With that answer I knew he drove like an Italian and knew, George, who was going to follow us, would never keep up with him so I took the wheel in George’s car and he and Nancy along with Carol and Ron drove with Stefano. Driving was my occupation being a road salesman driving the highways of New York and the traffic all over the city and I figured I’d be better to follow Stefano than George.


Good thing I followed. Stefano drove like a typical Italian driver. Fast and all over the road. I had to follow closely. Stefano knew where he was going and I didn’t so if I ever lost Stefano I’d be lost, don’t forget this was in the days before Waze.


We got to Salerno on time and the traffic there reminded me of mid-town Manhattan, only worse. My God, I never saw congestion like this, and I drove all over New York! What could happen next? Wouldn’t you know it I had to find a bathroom. Fortunately, we were stopped in traffic, I put the car in neutral, jumped out and ran up to Stefano’s car and told him, pointing to a café, I ‘m going to run into that café and use the bathroom. He laughed and waved me on. I quickly ran into the café, found the bathroom, and ran out like a flash before anybody in there knew what had happened.


Stefano found the Hertz office and we piled out. He only charged us 100 Euro. Seems like 100 Euro was the going rate for everything. We gave him 125 and Stefano was off in a flash. We bid farewell to Nancy and George who were to drive to Rome, then turned to go into the Hertz office. Wouldn’t you know they were closed till 3!

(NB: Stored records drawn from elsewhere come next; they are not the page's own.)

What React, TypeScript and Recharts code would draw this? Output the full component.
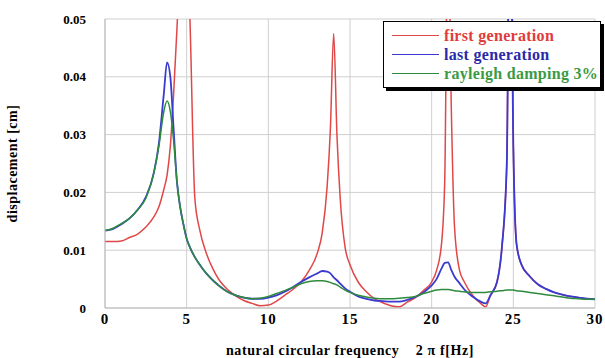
import { LineChart, Line, XAxis, YAxis, CartesianGrid, Legend } from 'recharts';

// natural circular frequency (x axis)
const freq = [
  0, 0.5, 1, 1.5, 2, 2.5, 3, 3.3, 3.6, 3.8, 4, 4.2, 4.4, 4.6, 4.8, 5, 5.2, 5.5, 5.8, 6.2,
  6.6, 7, 7.5, 8, 8.5, 9, 9.5, 10, 10.5, 11, 11.5, 12, 12.5, 13, 13.3, 13.6, 13.8, 14, 14.2, 14.4,
  14.7, 15, 15.5, 16, 16.5, 17, 17.5, 18, 18.5, 19, 19.5, 20, 20.3, 20.6, 20.8, 21, 21.2, 21.4, 21.7, 22,
  22.5, 23, 23.3, 23.6, 24, 24.3, 24.6, 24.8, 25, 25.2, 25.5, 26, 26.5, 27, 27.5, 28, 28.5, 29, 29.5, 30,
];

const firstGen = [
  0.0115, 0.0115, 0.0116, 0.0122, 0.0128, 0.014, 0.0158, 0.0175, 0.0205, 0.023, 0.028, 0.037, 0.048, 0.06, 0.07, 0.065, 0.05, 0.019, 0.0135, 0.0095,
  0.0068, 0.0048, 0.0032, 0.0021, 0.0013, 0.0008, 0.0004, 0.0005, 0.0012, 0.0022, 0.0032, 0.0045, 0.0065, 0.0095, 0.013, 0.021, 0.031, 0.0475, 0.03, 0.019,
  0.0105, 0.0075, 0.0045, 0.0028, 0.0016, 0.0009, 0.0004, 0.0002, 0.001, 0.0018, 0.003, 0.0045, 0.0065, 0.011, 0.022, 0.07, 0.035, 0.014, 0.0066, 0.0045,
  0.0022, 0.0008, 0.0002, 0.0022, 0.0045, 0.0105, 0.025, 0.08, 0.028, 0.011, 0.0075, 0.0055, 0.0041, 0.0033, 0.0027, 0.0023, 0.002, 0.0018, 0.0016, 0.0015,
];

const lastGen = [
  0.0134, 0.0137, 0.0145, 0.0155, 0.017, 0.0192, 0.0235, 0.0285, 0.037, 0.0425, 0.04, 0.031, 0.022, 0.0175, 0.0145, 0.012, 0.0105, 0.0088, 0.0075, 0.006,
  0.0048, 0.0038, 0.0028, 0.0022, 0.0018, 0.0016, 0.0016, 0.0018, 0.0022, 0.0028, 0.0036, 0.0045, 0.0053, 0.006, 0.0064, 0.0063, 0.006, 0.0053, 0.0048, 0.0042,
  0.0034, 0.0028, 0.002, 0.0016, 0.0013, 0.0012, 0.0011, 0.0011, 0.0014, 0.0019, 0.0027, 0.0039, 0.005, 0.0068, 0.0078, 0.0079, 0.0066, 0.0054, 0.0043, 0.0032,
  0.002, 0.0011, 0.0008, 0.0022, 0.0045, 0.0105, 0.025, 0.08, 0.028, 0.011, 0.0075, 0.0055, 0.0041, 0.0033, 0.0027, 0.0023, 0.002, 0.0018, 0.0016, 0.0015,
];

const rayleigh = [
  0.0134, 0.0138, 0.0146, 0.0155, 0.017, 0.019, 0.0235, 0.028, 0.034, 0.0358, 0.034, 0.029, 0.022, 0.0175, 0.0145, 0.012, 0.0105, 0.0088, 0.0075, 0.006,
  0.0048, 0.0038, 0.0028, 0.0022, 0.0018, 0.0016, 0.0017, 0.002, 0.0025, 0.003, 0.0036, 0.0042, 0.0046, 0.0047, 0.0047, 0.0046, 0.0044, 0.0042, 0.004, 0.0036,
  0.0031, 0.0027, 0.0022, 0.0019, 0.0017, 0.0016, 0.0016, 0.0017, 0.0018, 0.002, 0.0025, 0.0029, 0.0031, 0.0032, 0.0032, 0.0032, 0.0031, 0.003, 0.0029, 0.0028,
  0.0027, 0.0027, 0.0027, 0.0028, 0.0029, 0.003, 0.0031, 0.0031, 0.0031, 0.003, 0.0029, 0.0027, 0.0025, 0.0023, 0.0021, 0.0019, 0.0017, 0.0016, 0.0015, 0.0015,
];

const xTicks = [0, 5, 10, 15, 20, 25, 30];
const yTicks = [0, 0.01, 0.02, 0.03, 0.04, 0.05];

const seriesNames = ['first generation', 'last generation', 'rayleigh damping 3%'];

const data = freq.map((f, i) => ({
  f,
  first: firstGen[i],
  last: lastGen[i],
  rayleigh: rayleigh[i],
}));

const serif = '"Liberation Serif", "DejaVu Serif", serif';

const legendItems = [
  { name: seriesNames[0], line: '#e04848', text: '#e03c3c' },
  { name: seriesNames[1], line: '#3a3ad0', text: '#2a2aa8' },
  { name: seriesNames[2], line: '#2e8b3e', text: '#3c9a44' },
];

function LegendBox() {
  return (
    <div
      style={{
        width: 218,
        height: 67,
        boxSizing: 'border-box',
        background: '#fff',
        border: '1px solid #000',
        boxShadow: '3px 3px 0 #000',
        paddingTop: 4,
      }}
    >
      {legendItems.map((it) => (
        <div key={it.name} style={{ display: 'flex', alignItems: 'center', height: 19 }}>
          <div style={{ width: 47, height: 0, borderTop: `1.5px solid ${it.line}`, marginLeft: 8, marginRight: 5 }} />
          <span style={{ fontFamily: serif, fontWeight: 'bold', fontSize: 16, letterSpacing: 0.3, color: it.text }}>{it.name}</span>
        </div>
      ))}
    </div>
  );
}

export default function App() {
  return (
    <div style={{ position: 'absolute', left: 0, top: 0, background: '#fff' }}>
      <LineChart width={605} height={358} data={data} margin={{ top: 19, right: 10, bottom: 0, left: 0 }}>
        <CartesianGrid stroke="#cfcfcf" />
        <XAxis
          dataKey="f"
          type="number"
          domain={[0, 30]}
          ticks={xTicks}
          height={50}
          stroke="#bbb"
          tickLine={false}
          tickSize={0}
          tickMargin={5}
          tick={{ fill: '#000', fontFamily: serif, fontWeight: 'bold', fontSize: 15, letterSpacing: 1 }}
          label={{
            value: 'natural circular frequency\u00a0\u00a0\u00a0\u00a02\u00a0\u03c0\u00a0f[Hz]',
            position: 'insideBottom',
            offset: 3,
            style: { fill: '#000', fontFamily: serif, fontWeight: 'bold', fontSize: 14, letterSpacing: 0.6 },
          }}
        />
        <YAxis
          type="number"
          domain={[0, 0.05]}
          ticks={yTicks}
          allowDataOverflow
          width={105}
          stroke="#bbb"
          tickLine={false}
          tickMargin={13}
          tick={{ fill: '#000', fontFamily: serif, fontWeight: 'bold', fontSize: 13 }}
          label={{
            value: 'displacement [cm]',
            angle: -90,
            position: 'insideLeft',
            offset: 12,
            style: { fill: '#000', fontFamily: serif, fontWeight: 'bold', fontSize: 14, letterSpacing: 0.5, textAnchor: 'middle' },
          }}
        />
        <Legend
          layout="vertical"
          align="center"
          verticalAlign="middle"
          content={() => <LegendBox />}
          wrapperStyle={{ left: 383, top: 21, width: 221 }}
        />
        <Line type="monotone" dataKey="first" name={seriesNames[0]} stroke="#e04848" strokeWidth={1.5} dot={false} isAnimationActive={false} />
        <Line type="monotone" dataKey="last" name={seriesNames[1]} stroke="#3a3ad0" strokeWidth={1.8} dot={false} isAnimationActive={false} />
        <Line type="monotone" dataKey="rayleigh" name={seriesNames[2]} stroke="#2e8b3e" strokeWidth={1.5} dot={false} isAnimationActive={false} />
      </LineChart>
    </div>
  );
}
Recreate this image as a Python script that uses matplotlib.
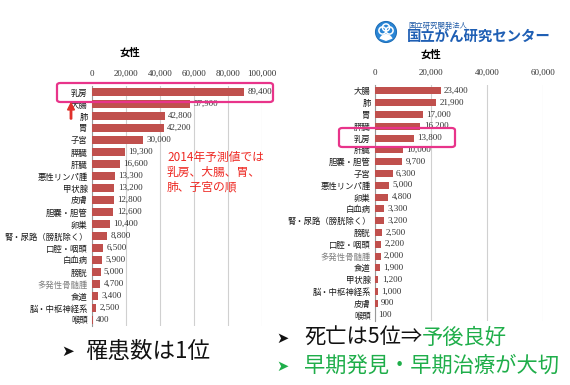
import matplotlib.pyplot as plt
from matplotlib.patches import FancyBboxPatch, Circle, FancyArrow, Wedge
from matplotlib.transforms import IdentityTransform

plt.rcParams['font.family'] = ['Noto Sans CJK JP', 'DejaVu Sans']

# Incidence (left), 2014 projection, women
inc_sites = ['乳房', '大腸', '肺', '胃', '子宮', '膵臓', '肝臓', '悪性リンパ腫', '甲状腺', '皮膚',
             '胆嚢・胆管', '卵巣', '腎・尿路（膀胱除く）', '口腔・咽頭', '白血病', '膀胱',
             '多発性骨髄腫', '食道', '脳・中枢神経系', '喉頭']
inc_vals = [89400, 57900, 42800, 42200, 30000, 19300, 16600, 13300, 13200, 12800,
            12600, 10400, 8800, 6500, 5900, 5000, 4700, 3400, 2500, 400]
inc_ticks = [0, 20000, 40000, 60000, 80000, 100000]

# Deaths (right)
dth_sites = ['大腸', '肺', '胃', '膵臓', '乳房', '肝臓', '胆嚢・胆管', '子宮', '悪性リンパ腫', '卵巣',
             '白血病', '腎・尿路（膀胱除く）', '膀胱', '口腔・咽頭', '多発性骨髄腫', '食道',
             '甲状腺', '脳・中枢神経系', '皮膚', '喉頭']
dth_vals = [23400, 21900, 17000, 16200, 13800, 10000, 9700, 6300, 5000, 4800,
            3300, 3200, 2500, 2200, 2000, 1900, 1200, 1000, 900, 100]
dth_ticks = [0, 20000, 40000, 60000]

W, H = 570, 385
fig = plt.figure(figsize=(W / 100, H / 100), dpi=100)
fig.patch.set_facecolor('white')

bar_col = '#c0504d'
num_font = 'Liberation Serif'
green = '#1fae4a'


def px(x, y, w, h):
    return [x / W, 1 - (y + h) / H, w / W, h / H]


def draw(ax, sites, vals, ticks, xmax):
    n = len(sites)
    ax.barh(range(n), vals, height=0.6, color=bar_col, zorder=3)
    ax.set_ylim(n - 0.5, -0.5)
    ax.set_xlim(0, xmax)
    ax.set_yticks(range(n))
    ax.set_yticklabels(sites, fontsize=6)
    for t, s in zip(ax.get_yticklabels(), sites):
        t.set_color('#808080' if s == '多発性骨髄腫' else '#1a1a1a')
    ax.xaxis.tick_top()
    ax.set_xticks(ticks)
    ax.set_xticklabels([f'{t:,}' for t in ticks], fontsize=6.5, family=num_font, color='#333333')
    ax.tick_params(length=0, pad=3)
    ax.tick_params(axis='x', pad=6)
    ax.grid(axis='x', color='#d0d0d0', lw=0.8, zorder=0)
    for s in ['top', 'right', 'bottom']:
        ax.spines[s].set_visible(False)
    ax.spines['left'].set_color('#999999')
    for i, v in enumerate(vals):
        ax.text(v + xmax * 0.02, i, f'{v:,}', va='center', fontsize=6.5, family=num_font,
                color='#333333', zorder=4)


axL = fig.add_axes(px(92, 86, 170, 240))
draw(axL, inc_sites, inc_vals, inc_ticks, 100000)
fig.text(130 / W, 1 - 53 / H, '女性', fontsize=7.5, weight='bold', ha='center', va='center')

axR = fig.add_axes(px(375, 85, 168, 236))
draw(axR, dth_sites, dth_vals, dth_ticks, 60000)
fig.text(431 / W, 1 - 55 / H, '女性', fontsize=7.5, weight='bold', ha='center', va='center')

# highlight boxes
for (x0, y0, x1, y1) in [(57, 83, 273, 102), (339, 128, 455, 147)]:
    fig.patches.append(FancyBboxPatch((x0 / W, 1 - y1 / H), (x1 - x0) / W, (y1 - y0) / H,
                                      boxstyle='round,pad=0,rounding_size=0.006',
                                      transform=fig.transFigure, fill=False,
                                      ec='#e8348a', lw=1.6))

# red arrow and annotation
fig.patches.append(FancyArrow(
    71 / W, 1 - 119 / H, 0, 16 / H, width=0.0025, head_width=0.012, head_length=0.018,
    length_includes_head=True, transform=fig.transFigure, color='#e0302a'))
fig.text(167 / W, 1 - 151 / H, '2014年予測値では\n乳房、大腸、胃、\n肺、子宮の順',
         fontsize=8.5, color='#ee2a24', va='top', ha='left', linespacing=1.2)

# logo (pixel coordinates, y from bottom)
idt = IdentityTransform()
cx, cy = 386, H - 32
fig.patches.append(Circle((cx, cy), 10.5, transform=idt, fc='#2a86d6', ec='#1f6fb8', lw=0.8))
for dx, dy in [(-3.5, 1.5), (3.5, 1.5), (0, 4.5)]:
    fig.patches.append(Circle((cx + dx, cy + dy), 3.6, transform=idt, fill=False,
                              ec='white', lw=1.1))
fig.patches.append(Wedge((cx, cy - 9), 7, 20, 160, transform=idt, fc='white', ec='none'))
fig.text(408 / W, 1 - 26 / H, '国立研究開発法人', fontsize=5.3, color='#1f5aa6', va='center')
fig.text(407 / W, 1 - 37 / H, '国立がん研究センター', fontsize=10.4, color='#1f5fb4',
         va='center', weight='bold')

# bullet texts
fig.text(61 / W, 1 - 351 / H, '➤', fontsize=11, family='DejaVu Sans', va='center', color='#111111')
fig.text(85 / W, 1 - 351 / H, '罹患数は1位', fontsize=16.2, va='center', color='#111111')
fig.text(276 / W, 1 - 338 / H, '➤', fontsize=10.5, family='DejaVu Sans', va='center', color='#111111')
t1 = fig.text(304 / W, 1 - 338 / H, '死亡は5位⇒', fontsize=15.3, va='center', color='#111111',
              family=['Noto Sans CJK JP', 'DejaVu Sans'])
r = fig.canvas.get_renderer()
x_end = t1.get_window_extent(renderer=r).x1
fig.text(x_end / W, 1 - 338 / H, '予後良好', fontsize=15.3, va='center', color=green)
fig.text(276 / W, 1 - 366 / H, '➤', fontsize=10.5, family='DejaVu Sans', va='center', color=green)
fig.text(304 / W, 1 - 366 / H, '早期発見・早期治療が大切', fontsize=15.3, va='center', color=green)

fig.savefig('out.png', dpi=100)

What else could go wrong. We found a place to rest a while and have a bite to eat then walked around Salerno until the Hertz office opened. The Hertz people apologized and we got our replacement car, surprisingly there were no problems. The rest of the vacation went as planned.


When we got home, we made a claim to Hertz for expenses spent and they did refund us the money spent with no questions asked. Top notch company. My advice to anybody renting a car would be to make sure the help numbers are operational before anything and let a travel advisor handle any rental car problems. One phone call to a travel advisor and it’s their problem not yours anymore. They’ll handle it, that’s what they’re there for. They’ll solve any problem you can have.